In the markets where WIN co-owned Section 38B digital stations affiliated with Network Ten alongside a WIN-owned Nine station, the Ten affiliation moved to the former Nine stations, and the digital joint venture stations switched to Nine Network. Mildura Digital Television and Tasmanian Digital Television were able to reach affiliation deals with Nine shortly before 1 July in order to facilitate these affiliation swaps.

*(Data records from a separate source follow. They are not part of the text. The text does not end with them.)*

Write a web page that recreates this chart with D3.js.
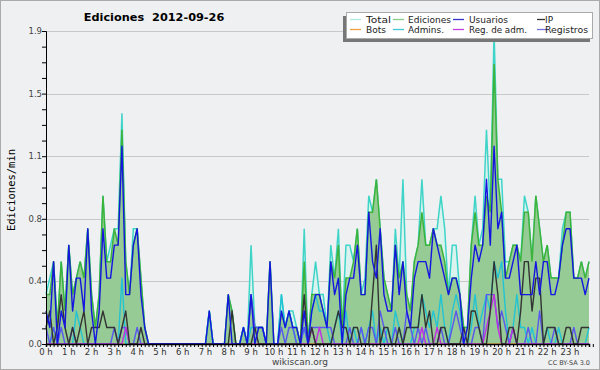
<!DOCTYPE html>
<html>
<head>
<meta charset="utf-8">
<script src="https://cdn.jsdelivr.net/npm/d3@7"></script>
<style>
  body { margin: 0; background: #fff; }
  svg { display: block; font-family: "DejaVu Sans", sans-serif; }
</style>
</head>
<body>
<svg width="600" height="370"></svg>
<script>
// edits per minute, one value per 10 minutes (6 per hour, 24 hours)
const total = [
  0.3,0.4,0.5,0.1,0.5,0.2, 0.6,0.3,0.4,0.5,0.4,0.7, 0.3,0.1,0.3,0.9,0.5,0.6, 0.7,0.7,1.4,0.5,0.3,0.7,
  0.7,0.4,0.1,0,0,0, 0,0,0,0,0,0, 0,0,0,0,0,0, 0,0.2,0,0,0,0,
  0.3,0.2,0,0,0.1,0, 0.6,0.1,0.1,0.1,0,0.5, 0,0,0.3,0.1,0.2,0.2, 0.1,0,0.7,0,0.3,0.5,
  0.3,0.3,0.1,0.6,0.4,0.7, 0.1,0.6,0.6,0.5,0.7,0.3, 0.4,0.9,0.8,1.0,0.7,0.4, 0.3,0.2,0.7,0.4,1.0,0.3,
  0.2,0.5,0.6,1.0,0.6,0.6, 0.7,0.7,0.9,0.7,0.3,0.6, 0.6,0.3,0.1,0.1,0.6,0.9, 0.6,0.7,1.3,0.8,1.9,1.0,
  1.0,0.5,0.5,0.6,0.6,0.5, 0.9,0.8,0.5,0.9,0.7,0.5, 0.6,0.4,0.4,0.4,0.7,0.8, 0.8,0.4,0.4,0.5,0.4,0.5
];
const ediciones = [
  0.3,0.3,0.5,0.1,0.5,0.2, 0.6,0.3,0.4,0.5,0.4,0.7, 0.3,0.1,0.3,0.9,0.5,0.5, 0.7,0.6,1.3,0.5,0.3,0.6,
  0.7,0.4,0.1,0,0,0, 0,0,0,0,0,0, 0,0,0,0,0,0, 0,0.2,0,0,0,0,
  0.3,0.2,0,0,0.1,0, 0.3,0.1,0.1,0.1,0,0.5, 0,0,0.2,0.1,0.2,0.1, 0.1,0,0.5,0,0.3,0.3,
  0.3,0.2,0.1,0.5,0.4,0.6, 0.1,0.4,0.4,0.5,0.7,0.3, 0.3,0.8,0.8,1.0,0.7,0.4, 0.3,0.2,0.6,0.4,0.5,0.3,
  0.2,0.5,0.6,0.8,0.6,0.6, 0.7,0.6,0.6,0.5,0.3,0.4, 0.4,0.3,0.1,0.1,0.6,0.8, 0.6,0.6,0.9,0.8,1.7,1.0,
  0.8,0.4,0.5,0.6,0.6,0.5, 0.8,0.8,0.5,0.9,0.7,0.5, 0.6,0.4,0.4,0.4,0.6,0.8, 0.8,0.4,0.4,0.5,0.4,0.5
];
const usuarios = [
  0.2,0.1,0.5,0,0.2,0.1, 0.6,0.2,0.4,0.4,0.2,0.7, 0.2,0,0.2,0.7,0.4,0.4, 0.6,0.6,1.2,0.3,0.3,0.6,
  0.7,0.3,0.1,0,0,0, 0,0,0,0,0,0, 0,0,0,0,0,0, 0,0.2,0,0,0,0,
  0.3,0,0,0,0.1,0, 0.3,0,0.1,0.1,0,0.5, 0,0,0.2,0.1,0.2,0.1, 0.1,0,0.2,0,0.2,0.3,
  0.3,0.2,0.1,0.5,0.3,0.4, 0,0.3,0.4,0.4,0.6,0.3, 0.3,0.8,0.5,0.4,0.7,0.3, 0.2,0.2,0.6,0.3,0.5,0.2,
  0.1,0.4,0.5,0.5,0.5,0.4, 0.7,0.6,0.5,0.4,0.3,0.4, 0.4,0.3,0,0.1,0.4,0.6, 0.5,0.6,1.0,0.6,1.2,0.7,
  0.8,0.4,0.4,0.5,0.6,0.3, 0.3,0.3,0.3,0.5,0.3,0.5, 0.5,0.3,0.3,0.4,0.6,0.7, 0.7,0.4,0.4,0.4,0.3,0.4
];
const ip = [
  0.1,0.2,0,0.1,0.3,0.1, 0,0.1,0,0.1,0.2,0, 0.1,0.1,0.1,0.2,0.1,0.1, 0.1,0,0.1,0.2,0,0,
  0,0.1,0,0,0,0, 0,0,0,0,0,0, 0,0,0,0,0,0, 0,0,0,0,0,0,
  0,0.2,0,0,0,0, 0,0.1,0,0,0,0, 0,0,0,0,0,0, 0,0,0.3,0,0.1,0,
  0,0,0,0,0.1,0.2, 0.1,0.1,0,0.1,0.1,0, 0,0,0.3,0.6,0,0.1, 0.1,0,0,0.1,0,0.1,
  0.1,0.1,0.1,0.3,0.1,0.2, 0,0,0.1,0.1,0,0, 0,0,0.1,0,0.2,0.2, 0.1,0,0,0.2,0.5,0.3,
  0,0,0.1,0.1,0,0.2, 0.5,0.5,0.2,0.4,0.4,0, 0.1,0.1,0.1,0,0,0.1, 0.1,0,0,0.1,0.1,0.1
];
const bots = new Array(144).fill(0);
const admins = [
  0,0,0.1,0,0,0, 0,0,0.2,0.1,0,0, 0,0,0,0,0,0, 0,0,0.4,0,0,0,
  0,0,0,0,0,0, 0,0,0,0,0,0, 0,0,0,0,0,0, 0,0.2,0,0,0,0,
  0,0,0,0,0.1,0, 0.1,0.1,0.1,0.1,0,0, 0,0,0.3,0.1,0.2,0.1, 0,0,0.1,0,0.2,0.3,
  0.2,0.2,0.1,0,0.1,0.2, 0,0.2,0,0.1,0,0.1, 0,0.1,0.2,0,0.1,0, 0.1,0,0.2,0.1,0,0,
  0,0.1,0.1,0.3,0.2,0.1, 0.2,0.1,0.3,0.1,0,0.2, 0.3,0.2,0,0,0.1,0.3, 0.1,0.2,0.3,0.2,0.5,0.4,
  0.5,0.2,0,0.1,0.3,0.1, 0.1,0,0.1,0,0,0, 0.1,0,0,0.1,0,0, 0,0,0,0,0,0.1
];
const regAdm = [
  0,0,0,0,0,0, 0,0,0,0,0,0, 0,0,0,0,0,0, 0,0,0,0.1,0,0,
  0,0,0,0,0,0, 0,0,0,0,0,0, 0,0,0,0,0,0, 0,0,0,0,0,0,
  0,0,0,0,0,0, 0,0,0,0,0,0, 0,0,0,0,0,0, 0,0,0,0,0.1,0,
  0.1,0,0,0,0,0, 0,0,0,0,0,0, 0,0,0,0,0,0, 0,0,0,0,0,0,
  0,0,0,0.1,0,0, 0,0.1,0,0,0,0, 0,0,0,0,0,0, 0,0,0.1,0.2,0.3,0.1,
  0,0,0,0.1,0,0, 0,0,0,0,0,0, 0,0,0,0,0,0, 0,0,0,0,0,0
];
const registros = [
  0.1,0,0.1,0,0.1,0, 0,0.1,0,0,0,0, 0,0,0,0,0,0, 0.1,0,0.1,0.1,0,0,
  0.1,0,0,0,0,0, 0,0,0,0,0,0, 0,0,0,0,0,0, 0,0,0,0,0,0,
  0,0,0,0,0,0, 0.3,0.1,0.1,0.1,0,0, 0,0,0.1,0,0.1,0.1, 0,0,0.1,0,0.1,0.1,
  0.1,0.1,0.1,0.1,0,0, 0,0,0.1,0,0,0.1, 0,0.1,0.1,0,0.2,0.1, 0,0,0.1,0,0,0.2,
  0.1,0,0.1,0,0.1,0, 0,0,0.1,0,0,0.1, 0.2,0.1,0,0,0,0.1, 0.1,0,0.3,0.3,0.3,0.1,
  0.2,0.1,0,0.1,0,0, 0,0.1,0,0,0.2,0, 0,0,0.1,0,0,0, 0,0.1,0,0,0,0
];
const hourLabels = d3.range(24).map(h => h + " h");
const legendNames = ["Total", "Ediciones", "Usuarios", "IP", "Bots", "Admins.", "Reg. de adm.", "Registros"];
const legendColors = ["#aee8e0", "#88cc88", "#3333cc", "#333333", "#f0a040", "#40c8d8", "#c040e0", "#7070e0"];

const svg = d3.select("svg");
const margin = { left: 46, right: 11, top: 31, bottom: 26 };
const W = 600, H = 370;

svg.append("rect").attr("x", 0.5).attr("y", 0.5).attr("width", W - 1).attr("height", H - 1)
  .attr("fill", "#eff0f2").attr("stroke", "#aaa");

const x = d3.scaleLinear().domain([0, 143]).range([margin.left, W - margin.right]);
const yMax = 1.9;
const y = d3.scaleLinear().domain([0, yMax]).range([H - margin.bottom, margin.top]);

const majors = d3.range(6).map(i => i * yMax / 5);
const minors = d3.range(21).map(i => i * yMax / 20);

// grid
svg.append("g").selectAll("line").data(majors.slice(1)).enter().append("line")
  .attr("x1", margin.left).attr("x2", W - margin.right)
  .attr("y1", d => Math.round(y(d)) + 0.5).attr("y2", d => Math.round(y(d)) + 0.5)
  .attr("stroke", "#c8c8c8");

// series
const idx = d3.range(144);
const area = arr => d3.area().x(i => x(i)).y0(y(0)).y1(i => y(arr[i]));
const line = arr => d3.line().x(i => x(i)).y(i => y(arr[i]));

svg.append("path").attr("d", area(total)(idx)).attr("fill", "#daf3ef");
svg.append("path").attr("d", line(total)(idx)).attr("fill", "none").attr("stroke", "#3fd4c8").attr("stroke-width", 1.5);
svg.append("path").attr("d", area(ediciones)(idx)).attr("fill", "#96cb96");
svg.append("path").attr("d", line(ediciones)(idx)).attr("fill", "none").attr("stroke", "#3cb43c").attr("stroke-width", 1.5);

[[bots, "#f0a040"], [admins, "#22c4d4"], [registros, "#5858ee"], [regAdm, "#c030e0"],
 [ip, "#333333"], [usuarios, "#1515e0"]].forEach(([arr, c]) => {
  svg.append("path").attr("d", line(arr)(idx)).attr("fill", "none")
    .attr("stroke", c).attr("stroke-width", 1.4).attr("stroke-linejoin", "round");
});

// axes
const yAxis = d3.axisLeft(y).tickValues(minors).tickSize(4).tickFormat("");
svg.append("g").attr("transform", `translate(${margin.left},0)`).call(yAxis)
  .call(g => g.select(".domain").attr("stroke", "#000"));
svg.append("g").selectAll("text").data(majors).enter().append("text")
  .attr("x", margin.left - 4).attr("y", d => y(d)).attr("dy", "0.35em")
  .attr("text-anchor", "end").attr("font-size", 8.5).attr("fill", "#444")
  .text(d => d3.format(".1f")(d));

const xAxis = d3.axisBottom(x).tickValues(d3.range(0, 145)).tickSize(3).tickFormat("");
svg.append("g").attr("transform", `translate(0,${y(0)})`).call(xAxis)
  .call(g => g.select(".domain").attr("stroke", "#000").attr("stroke-width", 1.5));
svg.append("g").selectAll("text").data(hourLabels).enter().append("text")
  .attr("x", (d, i) => x(i * 6)).attr("y", 355)
  .attr("text-anchor", "middle").attr("font-size", 8.5).attr("fill", "#333")
  .text(d => d);

// titles
svg.append("text").attr("x", 154).attr("y", 21).attr("text-anchor", "middle")
  .attr("font-weight", "bold").attr("font-size", 11.3).style("white-space", "pre")
  .text("Ediciones  2012-09-26");
svg.append("text").attr("transform", "translate(15,190) rotate(-90)")
  .attr("text-anchor", "middle").attr("font-family", "DejaVu Sans Mono").attr("font-size", 10.5)
  .text("Ediciones/min");
svg.append("text").attr("x", 300).attr("y", 365).attr("text-anchor", "middle")
  .attr("font-size", 9).attr("fill", "#444").text("wikiscan.org");
svg.append("text").attr("x", 590).attr("y", 365).attr("text-anchor", "end")
  .attr("font-size", 6.5).attr("fill", "#444").text("CC BY-SA 3.0");

// legend
const lg = svg.append("g");
lg.append("rect").attr("x", 343).attr("y", 16).attr("width", 247).attr("height", 26).attr("fill", "#777");
lg.append("rect").attr("x", 346.5).attr("y", 12.5).attr("width", 246).attr("height", 26)
  .attr("fill", "#fff").attr("stroke", "#aaa");
const colX = [350, 393, 453, 537];
const items = lg.selectAll("g.item").data(legendNames).enter().append("g")
  .attr("transform", (d, i) => `translate(${colX[i % 4]},${i < 4 ? 19.5 : 29.5})`);
items.append("line").attr("x1", 0).attr("x2", d => d === "IP" ? 8 : 11)
  .attr("stroke", (d, i) => legendColors[i]).attr("stroke-width", 1.3);
items.append("text").attr("x", (d, i) => [16, 15, 16, 8][i % 4]).attr("dy", "0.35em")
  .attr("font-size", 9.5).attr("fill", "#222").attr("textLength", d => ({
    "Total": 25, "Ediciones": 43, "Usuarios": 39, "IP": 8,
    "Bots": 20, "Admins.": 36, "Reg. de adm.": 58, "Registros": 43 })[d])
  .attr("lengthAdjust", "spacingAndGlyphs").text(d => d);
</script>
</body>
</html>
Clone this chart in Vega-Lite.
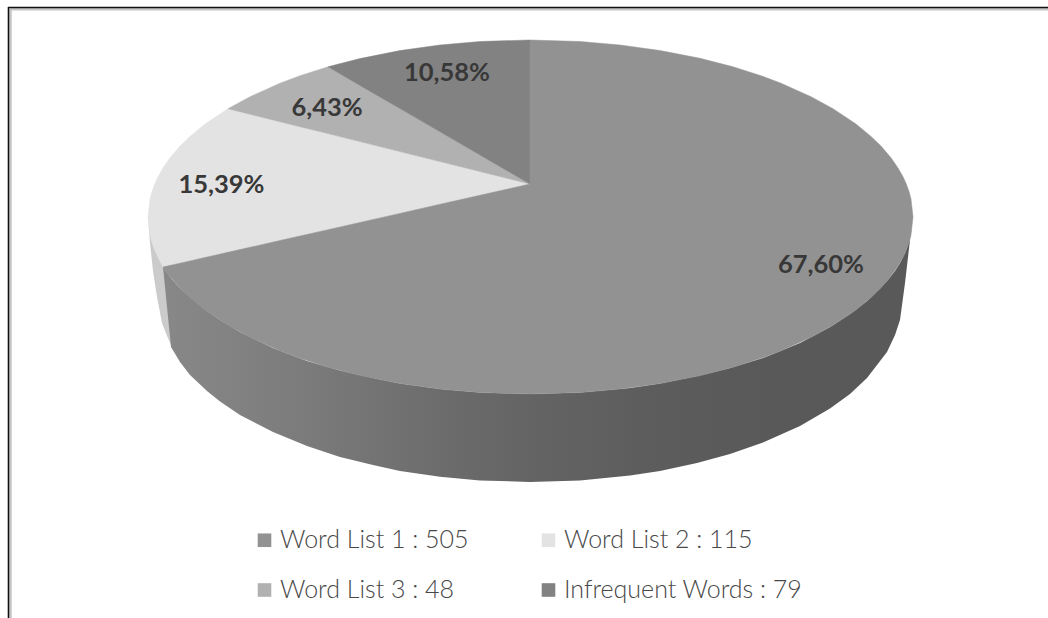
{
  "$schema": "https://vega.github.io/schema/vega-lite/v6.json",
  "width": 1048,
  "height": 618,
  "autosize": {"type": "none"},
  "padding": 0,
  "background": "white",
  "view": {"stroke": null},
  "datasets": {
    "frameInner": [
      {"x": 10, "x2": 1048, "y": 9.2, "y2": 9.2},
      {"x": 10.5, "x2": 10.5, "y": 9, "y2": 618}
    ],
    "frameOuter": [
      {"x": 8, "x2": 1048, "y": 7.5, "y2": 7.5},
      {"x": 8.5, "x2": 8.5, "y": 7, "y2": 618}
    ],
    "sideLight": [
      {"x": 148, "y": 217, "y2": 217},
      {"x": 150, "y": 217, "y2": 243},
      {"x": 153, "y": 217, "y2": 271},
      {"x": 157, "y": 217, "y2": 297},
      {"x": 162, "y": 217, "y2": 323},
      {"x": 167, "y": 217, "y2": 336},
      {"x": 172, "y": 217, "y2": 347}
    ],
    "sideDark": [
      {"x": 163, "y": 267, "y2": 267},
      {"x": 171, "y": 278, "y2": 347},
      {"x": 180, "y": 288, "y2": 362},
      {"x": 190, "y": 297, "y2": 375},
      {"x": 207, "y": 311, "y2": 391},
      {"x": 220, "y": 320, "y2": 401.6},
      {"x": 240, "y": 332, "y2": 415},
      {"x": 273, "y": 348, "y2": 432},
      {"x": 307, "y": 361, "y2": 446},
      {"x": 340, "y": 370.5, "y2": 457},
      {"x": 373, "y": 378, "y2": 465},
      {"x": 400, "y": 383.4, "y2": 471},
      {"x": 440, "y": 389, "y2": 476.7},
      {"x": 480, "y": 392.5, "y2": 480.4},
      {"x": 530, "y": 394, "y2": 482},
      {"x": 580, "y": 392.5, "y2": 480.4},
      {"x": 630, "y": 388, "y2": 475.4},
      {"x": 660, "y": 383.5, "y2": 471},
      {"x": 697, "y": 376, "y2": 463},
      {"x": 730, "y": 368, "y2": 454},
      {"x": 763, "y": 358, "y2": 442.5},
      {"x": 800, "y": 343, "y2": 426},
      {"x": 830, "y": 327, "y2": 408.5},
      {"x": 850, "y": 314, "y2": 394},
      {"x": 867, "y": 301, "y2": 378},
      {"x": 887, "y": 281, "y2": 352},
      {"x": 895, "y": 271, "y2": 335},
      {"x": 900, "y": 263, "y2": 320},
      {"x": 905, "y": 253, "y2": 283},
      {"x": 910, "y": 239, "y2": 240},
      {"x": 913, "y": 217, "y2": 217}
    ],
    "faces": [
      {"slice": "Word List 2 : 115", "x": 148, "y": 217, "y2": 217},
      {"slice": "Word List 2 : 115", "x": 150, "y": 199, "y2": 235},
      {"slice": "Word List 2 : 115", "x": 152, "y": 191.4, "y2": 242.6},
      {"slice": "Word List 2 : 115", "x": 155, "y": 183.3, "y2": 250.7},
      {"slice": "Word List 2 : 115", "x": 158, "y": 176.8, "y2": 257.2},
      {"slice": "Word List 2 : 115", "x": 163, "y": 167.9, "y2": 267},
      {"slice": "Word List 2 : 115", "x": 170, "y": 157.8, "y2": 265.4},
      {"slice": "Word List 2 : 115", "x": 180, "y": 146.1, "y2": 263.2},
      {"slice": "Word List 2 : 115", "x": 190, "y": 136.4, "y2": 260.9},
      {"slice": "Word List 2 : 115", "x": 205, "y": 124, "y2": 257.5},
      {"slice": "Word List 2 : 115", "x": 228, "y": 108.7, "y2": 252.3},
      {"slice": "Word List 2 : 115", "x": 250, "y": 114.2, "y2": 247.3},
      {"slice": "Word List 2 : 115", "x": 280, "y": 121.7, "y2": 240.5},
      {"slice": "Word List 2 : 115", "x": 328, "y": 133.6, "y2": 229.7},
      {"slice": "Word List 2 : 115", "x": 400, "y": 151.6, "y2": 213.4},
      {"slice": "Word List 2 : 115", "x": 480, "y": 171.5, "y2": 195.3},
      {"slice": "Word List 2 : 115", "x": 530, "y": 184, "y2": 184},

      {"slice": "Word List 3 : 48", "x": 228, "y": 108.7, "y2": 108.7},
      {"slice": "Word List 3 : 48", "x": 250, "y": 96.7, "y2": 114.2},
      {"slice": "Word List 3 : 48", "x": 280, "y": 83.2, "y2": 121.7},
      {"slice": "Word List 3 : 48", "x": 300, "y": 75.7, "y2": 126.7},
      {"slice": "Word List 3 : 48", "x": 328, "y": 66.8, "y2": 133.6},
      {"slice": "Word List 3 : 48", "x": 400, "y": 108.6, "y2": 151.6},
      {"slice": "Word List 3 : 48", "x": 480, "y": 155, "y2": 171.5},
      {"slice": "Word List 3 : 48", "x": 530, "y": 184, "y2": 184},

      {"slice": "Infrequent Words : 79", "x": 328, "y": 66.8, "y2": 66.8},
      {"slice": "Infrequent Words : 79", "x": 360, "y": 58.6, "y2": 85.4},
      {"slice": "Infrequent Words : 79", "x": 400, "y": 50.6, "y2": 108.6},
      {"slice": "Infrequent Words : 79", "x": 440, "y": 45, "y2": 131.8},
      {"slice": "Infrequent Words : 79", "x": 480, "y": 41.5, "y2": 155},
      {"slice": "Infrequent Words : 79", "x": 530, "y": 40, "y2": 184},

      {"slice": "Word List 1 : 505", "x": 163, "y": 267, "y2": 267},
      {"slice": "Word List 1 : 505", "x": 170, "y": 265.4, "y2": 276.2},
      {"slice": "Word List 1 : 505", "x": 180, "y": 263.2, "y2": 287.9},
      {"slice": "Word List 1 : 505", "x": 190, "y": 260.9, "y2": 297.6},
      {"slice": "Word List 1 : 505", "x": 205, "y": 257.5, "y2": 310},
      {"slice": "Word List 1 : 505", "x": 228, "y": 252.3, "y2": 325.3},
      {"slice": "Word List 1 : 505", "x": 250, "y": 247.3, "y2": 337.3},
      {"slice": "Word List 1 : 505", "x": 280, "y": 240.5, "y2": 350.8},
      {"slice": "Word List 1 : 505", "x": 300, "y": 236, "y2": 358.3},
      {"slice": "Word List 1 : 505", "x": 328, "y": 229.7, "y2": 367.2},
      {"slice": "Word List 1 : 505", "x": 360, "y": 222.4, "y2": 375.4},
      {"slice": "Word List 1 : 505", "x": 400, "y": 213.4, "y2": 383.4},
      {"slice": "Word List 1 : 505", "x": 440, "y": 204.3, "y2": 389},
      {"slice": "Word List 1 : 505", "x": 480, "y": 195.3, "y2": 392.5},
      {"slice": "Word List 1 : 505", "x": 530, "y": 184, "y2": 394},
      {"slice": "Word List 1 : 505", "x": 530, "y": 40, "y2": 394},
      {"slice": "Word List 1 : 505", "x": 580, "y": 41.5, "y2": 392.5},
      {"slice": "Word List 1 : 505", "x": 620, "y": 45, "y2": 389},
      {"slice": "Word List 1 : 505", "x": 660, "y": 50.5, "y2": 383.5},
      {"slice": "Word List 1 : 505", "x": 700, "y": 58.3, "y2": 375.7},
      {"slice": "Word List 1 : 505", "x": 733, "y": 66.8, "y2": 367.2},
      {"slice": "Word List 1 : 505", "x": 761, "y": 75.7, "y2": 358.3},
      {"slice": "Word List 1 : 505", "x": 781, "y": 83.2, "y2": 350.8},
      {"slice": "Word List 1 : 505", "x": 811, "y": 96.7, "y2": 337.3},
      {"slice": "Word List 1 : 505", "x": 833, "y": 108.7, "y2": 325.3},
      {"slice": "Word List 1 : 505", "x": 856, "y": 124, "y2": 310},
      {"slice": "Word List 1 : 505", "x": 871, "y": 136.4, "y2": 297.6},
      {"slice": "Word List 1 : 505", "x": 881, "y": 146.1, "y2": 287.9},
      {"slice": "Word List 1 : 505", "x": 891, "y": 157.8, "y2": 276.2},
      {"slice": "Word List 1 : 505", "x": 898, "y": 167.9, "y2": 266.1},
      {"slice": "Word List 1 : 505", "x": 903, "y": 176.8, "y2": 257.2},
      {"slice": "Word List 1 : 505", "x": 906, "y": 183.3, "y2": 250.7},
      {"slice": "Word List 1 : 505", "x": 909, "y": 191.4, "y2": 242.6},
      {"slice": "Word List 1 : 505", "x": 911, "y": 199, "y2": 235},
      {"slice": "Word List 1 : 505", "x": 913, "y": 217, "y2": 217}
    ],
    "shares": [
      {"share": "67,60%", "x": 821, "y": 265},
      {"share": "15,39%", "x": 221.5, "y": 185},
      {"share": "6,43%", "x": 327, "y": 108},
      {"share": "10,58%", "x": 447, "y": 73}
    ]
  },
  "encoding": {
    "x": {"field": "x", "type": "quantitative", "scale": {"domain": [0, 1048], "nice": false, "zero": false}, "axis": null},
    "y": {"field": "y", "type": "quantitative", "scale": {"domain": [618, 0], "nice": false, "zero": false}, "axis": null}
  },
  "layer": [
    {
      "data": {"name": "frameInner"},
      "mark": {"type": "rule", "color": "#c6c6c6", "strokeWidth": 2.5},
      "encoding": {"x2": {"field": "x2"}, "y2": {"field": "y2"}}
    },
    {
      "data": {"name": "frameOuter"},
      "mark": {"type": "rule", "color": "#111111", "strokeWidth": 1.6},
      "encoding": {"x2": {"field": "x2"}, "y2": {"field": "y2"}}
    },
    {
      "data": {"name": "sideLight"},
      "mark": {"type": "area", "color": "#cbcbcb"},
      "encoding": {"y2": {"field": "y2"}}
    },
    {
      "data": {"name": "sideDark"},
      "mark": {
        "type": "area",
        "color": {
          "gradient": "linear", "x1": 0, "y1": 0, "x2": 1, "y2": 0,
          "stops": [
            {"offset": 0, "color": "#888888"},
            {"offset": 0.18, "color": "#7c7c7c"},
            {"offset": 0.37, "color": "#6c6c6c"},
            {"offset": 0.49, "color": "#646464"},
            {"offset": 0.64, "color": "#5d5d5d"},
            {"offset": 0.8, "color": "#595959"},
            {"offset": 1, "color": "#595959"}
          ]
        }
      },
      "encoding": {"y2": {"field": "y2"}}
    },
    {
      "data": {"name": "faces"},
      "mark": {"type": "area", "strokeWidth": 0.5},
      "encoding": {
        "y2": {"field": "y2"},
        "color": {
          "field": "slice",
          "type": "nominal",
          "sort": null,
          "scale": {
            "domain": ["Word List 1 : 505", "Word List 3 : 48", "Word List 2 : 115", "Infrequent Words : 79"],
            "range": ["#929292", "#b1b1b1", "#e3e3e3", "#828282"]
          },
          "legend": {
            "title": null,
            "orient": "none",
            "legendX": 252,
            "legendY": 527.5,
            "padding": 0,
            "columns": 2,
            "symbolType": "square",
            "symbolSize": 185,
            "symbolStrokeWidth": 0,
            "labelFont": "Lato",
            "labelFontWeight": 300,
            "labelFontSize": 25,
            "labelColor": "#484848",
            "labelLimit": 400,
            "labelOffset": 3,
            "rowPadding": 24,
            "columnPadding": 67
          }
        },
        "stroke": {
          "field": "slice",
          "type": "nominal",
          "scale": {
            "domain": ["Word List 1 : 505", "Word List 3 : 48", "Word List 2 : 115", "Infrequent Words : 79"],
            "range": ["#929292", "#b1b1b1", "#e3e3e3", "#828282"]
          },
          "legend": null
        },
        "order": {"field": "slice", "type": "nominal", "sort": "descending"}
      }
    },
    {
      "data": {"name": "shares"},
      "mark": {"type": "text", "font": "Lato", "fontWeight": "bold", "fontSize": 25.5, "color": "#383838", "align": "center", "baseline": "middle"},
      "encoding": {"text": {"field": "share", "type": "nominal"}}
    }
  ]
}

West Digital Television (co-owned by WIN and Southern Cross Media Group) was unable to reach an affiliation deal with Nine in time for the switchover, with the co-owners stating that Nine had been actively rejecting offers. On 1 July 2016, WDT halted its programming and began broadcasting a loop of scenic video with a scrolling message stating that programming was unavailable. On the evening of 2 July 2016, Nine reached an affiliation deal with WDT; at around 7:30 p.m. WST, WDT began broadcasting Nine Network programming by joining its federal election coverage already in progress.

Southern Cross-owned NRN in Northern NSW was not affected by the swap, as Nine already owned NBN as an O&O for the region. On 28 March 2017, Southern Cross announced that it had agreed to sell NRN to WIN for $55 million, in a deal which was completed on 31 May 2017.

=== Aftermath ===
The affiliation swap was reversed on 1 July 2021, when the Nine Network reached a seven-year affiliation deal with WIN, and Southern Cross subsequently reached a two-year deal with 10.